In early 2009, President Obama’s economic advisers seem to have understated the substantial professional uncertainty and disagreement about the wisdom of implementing a large fiscal stimulus. In early 2009, I recall President Obama as having said that while there was ample disagreement among economists about the appropriate monetary policy and regulatory responses to the financial crisis, there was widespread agreement in favor of a big fiscal stimulus among the vast majority of informed economists. His advisers surely knew that was not an accurate description of the full range of professional opinion. President Obama should have been told that there are respectable reasons for doubting that fiscal stimulus packages promote prosperity, and that there are serious economic researchers who remain unconvinced.

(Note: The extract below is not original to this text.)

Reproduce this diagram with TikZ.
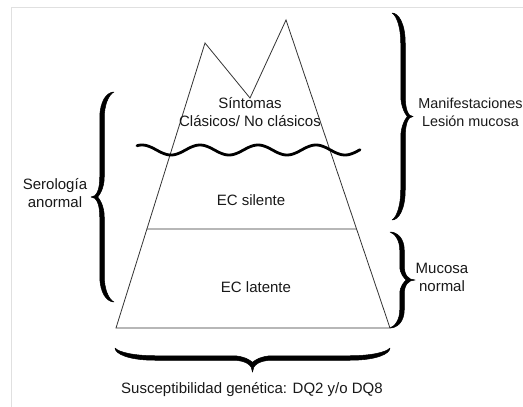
\documentclass[tikz,border=0pt]{standalone}
\usepackage{fontspec}
\setmainfont{Liberation Sans}
\usetikzlibrary{calc}
\tikzset{
  outline/.style={draw=black!80, line width=0.8pt, line join=miter},
  wave/.style={draw=black, line width=2.8pt, line cap=round},
  lbl/.style={font=\fontsize{15}{18}\selectfont, align=center, inner sep=0pt, text=black!90},
  bracestyle/.style={fill=black, draw=black, line width=0.5pt, line join=round},
  frame/.style={draw=black!12, line width=1pt}
}
% #1 H (half length), #2 W (depth to tip), #3 s (stem), #4 t (thickness), #5 c1 (end curl), #6 c2 (middle curl)
\newcommand{\bracefill}[6]{%
 \filldraw[bracestyle]
 (0,-#1) .. controls ({0.6*#3},-#1) and ({#3+#4/2},{-#1+0.35*#5}) .. ({#3+#4/2},{-#1+#5})
 -- ({#3+#4/2},{-#6})
 .. controls ({#3+#4/2},{-0.35*#6}) and ({#3+0.5*(#2-#3)},0) .. (#2,0)
 .. controls ({#3+0.5*(#2-#3)},0) and ({#3+#4/2},{0.35*#6}) .. ({#3+#4/2},{#6})
 -- ({#3+#4/2},{#1-#5})
 .. controls ({#3+#4/2},{#1-0.35*#5}) and ({0.6*#3},#1) .. (0,#1)
 .. controls ({0.45*#3},{#1-0.1*#5}) and ({#3-#4/2},{#1-0.5*#5}) .. ({#3-#4/2},{#1-#5})
 -- ({#3-#4/2},{#6})
 .. controls ({#3-#4/2},{0.45*#6}) and ({#3+#4/2},{0.12*#6}) .. ({#3+#4/2+2},0)
 .. controls ({#3+#4/2},{-0.12*#6}) and ({#3-#4/2},{-0.45*#6}) .. ({#3-#4/2},{-#6})
 -- ({#3-#4/2},{-#1+#5})
 .. controls ({#3-#4/2},{-#1+0.5*#5}) and ({0.45*#3},{-#1+0.1*#5}) .. (0,-#1) -- cycle;
}
\begin{document}
\begin{tikzpicture}[x=1pt,y=-1pt]
\useasboundingbox (0,0) rectangle (523,407);
\fill[white] (0,0) rectangle (523,407);
% frame
\draw[frame] (11,407) -- (11,7) -- (523,7);
% pyramid
\coordinate (bl) at (116,328);
\coordinate (lp) at (205,43);
\coordinate (vy) at (250,98);
\coordinate (rp) at (286,20);
\coordinate (br) at (390,328);
\draw[outline] (bl) -- (lp) -- (vy) -- (rp) -- (br) -- cycle;
\coordinate (ml) at ($(bl)!0.3474!(lp)$);
\coordinate (mr) at ($(br)!0.3214!(rp)$);
\draw[outline] (ml) -- (mr);
% wave
\draw[wave] plot[domain=137:360, samples=150, smooth] (\x, {150-5*cos(6.2069*(\x-142))});
% braces
\begin{scope}[shift={(392,116.5)}]
  \bracefill{103.5}{21}{11}{4.5}{30}{21}
\end{scope}
\begin{scope}[shift={(390,280)}]
  \bracefill{48}{25}{12}{4.5}{18}{14}
\end{scope}
\begin{scope}[shift={(114,197)}, xscale=-1]
  \bracefill{105}{23}{12}{4.5}{26}{20}
\end{scope}
\begin{scope}[shift={(252.5,348)}, rotate=-90]
  \bracefill{137.5}{24}{10}{4.5}{40}{20}
\end{scope}
% labels
\node[lbl] (sint) at (250,112) {Síntomas\\Clásicos/ No clásicos};
\node[lbl] (sil) at (251,200) {EC silente};
\node[lbl] (lat) at (256,287) {EC latente};
\node[lbl] (sero) at (55,193) {Serología\\anormal};
\node[lbl, font=\fontsize{14.4}{18}\selectfont] (manif) at (470.5,112) {Manifestaciones\\Lesión mucosa};
\node[lbl] (muc) at (442,277) {Mucosa\\normal};
\node[lbl] (susc) at (252,390) {Susceptibilidad genética: DQ2 y/o DQ8};
\end{tikzpicture}
\end{document}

Sargent also talks about the “moral hazard” created by deposit insurance, and how that can lead us to “too big to fail”, as well as discussing some of Europe’s structural problems including how their over-generous welfare system leads to high unemployment (despite the claims of Paul Krugman that it doesn’t).
And in an equally interesting (if you’re an econ geek like me) late 2009 paper discussing government and central bank policy when the central bank is holding interest rates at or very near the “zero lower bound”, Christopher Sims argues that many current assumptions, especially of the New Keynesian school, are overly simplistic and wrong.
Sims also explains why it is dangerous for the central bank to get into implementing policies which look more like fiscal than monetary policy, including the foreseeable issue of politicizing the central bank.
In a statement that should (but hasn’t and won’t) have profound impact on the Obama administration’s thinking (and that of Ben Bernanke as well), Sims stresses that “If the public becomes convinced that current deficits correspond to large and uncertain future tax increases or budget cuts, then deficits may have little or no stimulative effect.”
Sims’ paper concludes with this section:
VI. DOES CURRENT POLICY IN THE US RESEMBLE GOOD POLICY?
The expansion of the balance sheet, together with acquisition of the right to pay interest on reserves, is not in itself expansionary. Reserves attracted by high interest rates create no incentive to spend. The balance sheet expansion was undertaken for good reason, and markets seem to understand that there is no significant unwinding problem, because of the right to pay interest. But then, if expectations of higher future inflation are essential to mitigate the crisis, where are those expectations to come from?
In fact, one might argue that US policy is not bad, in part unintentionally. The Fed is willing to say that it does not like deflation, but not to say that it would allow temporary above-2% inflation in the future. At least to first order, it may then be helpful that the US has a legislature with an effective 2/3 majority rule and a significant faction that believes all tax increases are evil. In the US, things may be working out as well as they are – “appetite for risk” is returning – precisely because the long-term returns from US debt are at least uncertain. On the other hand, real, coherent, coordinated fiscal and monetary policy with forward guidance could no doubt do better. The current situation creates unnecessary, large amounts of uncertainty about policy.
Congratulations to Mssrs. Sargent and Sims for winning the Nobel Prize in economics, and congratulations to the Nobel Committee for not being afraid to select two men whose views at least partially oppose that of the current “I won a Nobel for what?” president of the United States.